Having my work experience limited to one Catholic school district and one public school district, I was under the belief that districts worked similarly in regards to their respective budgets, hiring procedures, etc. However, with the exposure to classmates from districts across the state, I realized how unique each district’s personality and inner workings are.
What would you tell (or what advice would you give) prospective students considering the M.A.Ed. educational administration degree program at Concordia University Irvine?
I would encourage any professional who is interested in pursuing the M.A.Ed. educational administration degree to complete it at Concordia University Irvine. The program is incredibly interesting, meaningful, flexible, and helpful.
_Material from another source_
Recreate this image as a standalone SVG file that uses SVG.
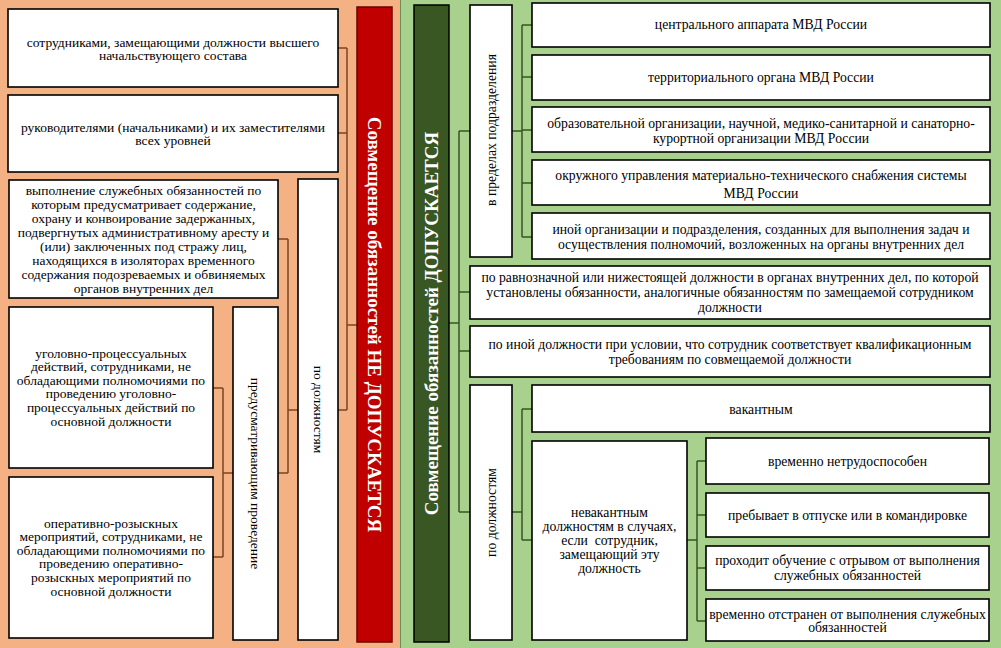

Even if a teacher does not plan on entering an administrative position right after the program, it will provide insight to his or her current role in his or her school and community. There is enough flexibility within each course that a student can focus on topics that seem most relevant to the student; however, the benefit of the synchronous meetings is that a student then learns beyond the curriculum due to other students’ presentations, experience, and research that is introduced during that meeting time. This program teaches practical information and has seasoned professors who are approachable, currently leading in the educational field, and willing to help and clarify as needed.
Is there anything else you would like to share?
As educators we realize our students will always be our students. I felt this guidance even as a graduate student when one professor offered to conduct practice interviews for any future administrative positions for which we applied. This speaks to the incredibly supportive learning environment at Concordia University Irvine.